> _Set problem_: Quote word for word the lines below, beginning with the first and ending with the one that has "from bokeh.core.properties import value". Drop the pictures.
╭─ Source material
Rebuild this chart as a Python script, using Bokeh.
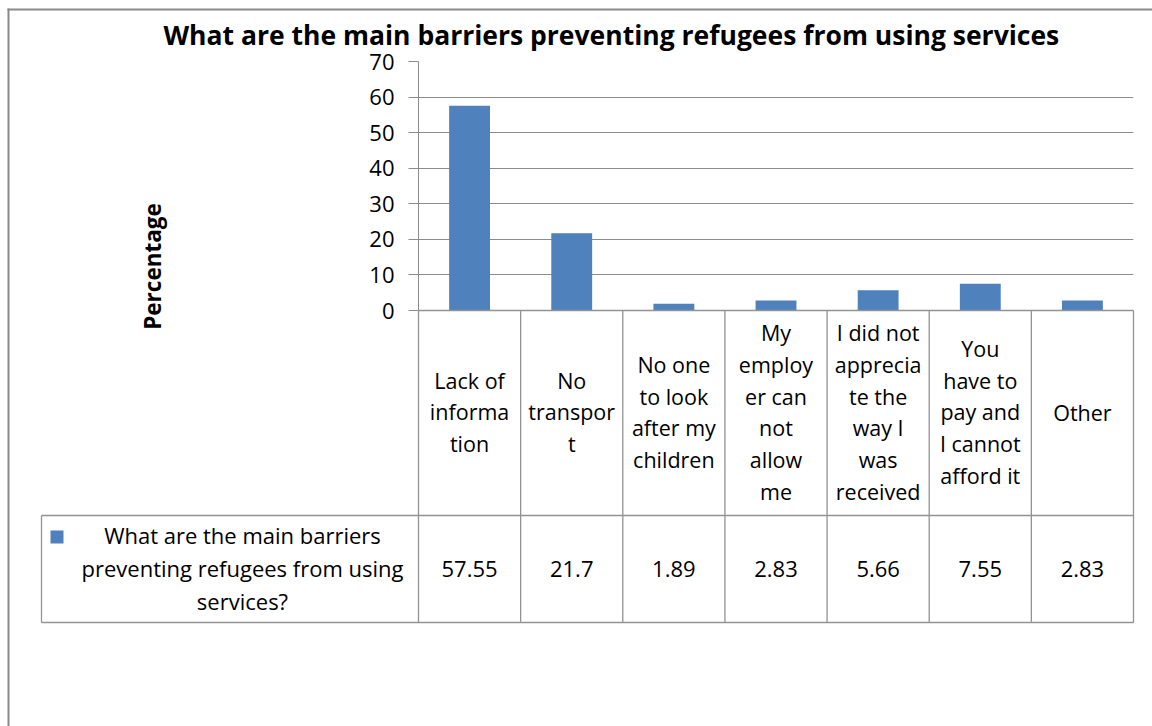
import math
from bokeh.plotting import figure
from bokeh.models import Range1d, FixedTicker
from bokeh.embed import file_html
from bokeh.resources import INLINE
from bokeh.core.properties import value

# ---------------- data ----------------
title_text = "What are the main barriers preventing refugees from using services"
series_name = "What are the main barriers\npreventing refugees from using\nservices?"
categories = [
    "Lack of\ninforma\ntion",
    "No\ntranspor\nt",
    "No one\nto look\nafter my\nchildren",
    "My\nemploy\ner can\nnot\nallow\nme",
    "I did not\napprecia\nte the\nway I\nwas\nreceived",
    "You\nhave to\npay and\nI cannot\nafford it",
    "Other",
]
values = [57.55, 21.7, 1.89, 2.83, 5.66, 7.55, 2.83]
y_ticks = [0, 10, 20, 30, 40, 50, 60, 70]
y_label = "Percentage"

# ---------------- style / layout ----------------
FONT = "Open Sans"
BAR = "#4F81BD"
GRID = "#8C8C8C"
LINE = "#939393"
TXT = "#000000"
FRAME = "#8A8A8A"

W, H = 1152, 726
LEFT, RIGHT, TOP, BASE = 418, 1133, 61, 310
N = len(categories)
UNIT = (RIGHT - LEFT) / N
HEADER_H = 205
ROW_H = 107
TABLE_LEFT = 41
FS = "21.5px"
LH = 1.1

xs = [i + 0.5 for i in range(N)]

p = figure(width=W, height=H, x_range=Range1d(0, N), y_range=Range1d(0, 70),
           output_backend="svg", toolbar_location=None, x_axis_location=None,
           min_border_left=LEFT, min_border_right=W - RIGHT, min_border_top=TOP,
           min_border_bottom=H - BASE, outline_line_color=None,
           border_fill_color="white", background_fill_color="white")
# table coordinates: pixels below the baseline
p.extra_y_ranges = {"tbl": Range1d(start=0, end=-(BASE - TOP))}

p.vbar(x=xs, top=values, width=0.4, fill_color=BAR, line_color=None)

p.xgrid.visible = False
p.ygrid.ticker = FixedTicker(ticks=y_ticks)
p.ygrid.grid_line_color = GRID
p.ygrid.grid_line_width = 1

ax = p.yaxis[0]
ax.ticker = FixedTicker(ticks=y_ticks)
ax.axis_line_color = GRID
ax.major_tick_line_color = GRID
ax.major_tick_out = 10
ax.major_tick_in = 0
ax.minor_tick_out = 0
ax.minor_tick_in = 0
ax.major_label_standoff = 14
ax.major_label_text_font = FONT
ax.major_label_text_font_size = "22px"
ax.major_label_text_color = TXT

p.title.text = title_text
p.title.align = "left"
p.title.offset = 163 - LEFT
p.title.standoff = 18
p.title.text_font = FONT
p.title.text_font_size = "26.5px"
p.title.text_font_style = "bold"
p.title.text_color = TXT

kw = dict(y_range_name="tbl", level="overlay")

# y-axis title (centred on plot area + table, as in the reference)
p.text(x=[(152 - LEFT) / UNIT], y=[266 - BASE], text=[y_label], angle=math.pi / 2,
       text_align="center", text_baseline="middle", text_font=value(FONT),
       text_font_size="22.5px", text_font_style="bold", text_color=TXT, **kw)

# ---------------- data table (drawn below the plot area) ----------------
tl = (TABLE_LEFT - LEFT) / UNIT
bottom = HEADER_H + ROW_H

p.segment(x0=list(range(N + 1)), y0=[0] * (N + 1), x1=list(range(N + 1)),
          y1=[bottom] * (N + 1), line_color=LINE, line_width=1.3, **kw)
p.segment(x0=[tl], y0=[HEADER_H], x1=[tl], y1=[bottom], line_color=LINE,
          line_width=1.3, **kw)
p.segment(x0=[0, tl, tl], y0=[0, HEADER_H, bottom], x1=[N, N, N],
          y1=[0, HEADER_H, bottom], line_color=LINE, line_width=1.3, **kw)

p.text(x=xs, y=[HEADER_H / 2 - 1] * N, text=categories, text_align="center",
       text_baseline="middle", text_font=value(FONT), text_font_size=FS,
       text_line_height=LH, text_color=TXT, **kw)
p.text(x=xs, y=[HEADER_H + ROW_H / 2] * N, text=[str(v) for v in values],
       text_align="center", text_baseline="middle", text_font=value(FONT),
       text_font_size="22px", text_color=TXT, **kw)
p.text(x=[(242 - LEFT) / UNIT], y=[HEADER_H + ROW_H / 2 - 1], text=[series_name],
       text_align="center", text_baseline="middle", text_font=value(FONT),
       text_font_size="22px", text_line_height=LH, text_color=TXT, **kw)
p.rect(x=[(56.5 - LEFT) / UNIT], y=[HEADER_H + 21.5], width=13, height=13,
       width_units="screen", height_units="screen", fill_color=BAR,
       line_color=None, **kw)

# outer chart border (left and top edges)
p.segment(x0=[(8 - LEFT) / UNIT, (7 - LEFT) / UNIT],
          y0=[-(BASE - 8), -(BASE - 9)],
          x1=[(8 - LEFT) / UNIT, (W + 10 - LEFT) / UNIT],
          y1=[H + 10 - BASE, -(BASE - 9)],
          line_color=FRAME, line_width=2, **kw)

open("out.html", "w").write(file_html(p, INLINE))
╰─
> _Output for this exercise_:
Rebuild this chart as a Python script, using Bokeh.
import math
from bokeh.plotting import figure
from bokeh.models import Range1d, FixedTicker
from bokeh.embed import file_html
from bokeh.resources import INLINE
from bokeh.core.properties import value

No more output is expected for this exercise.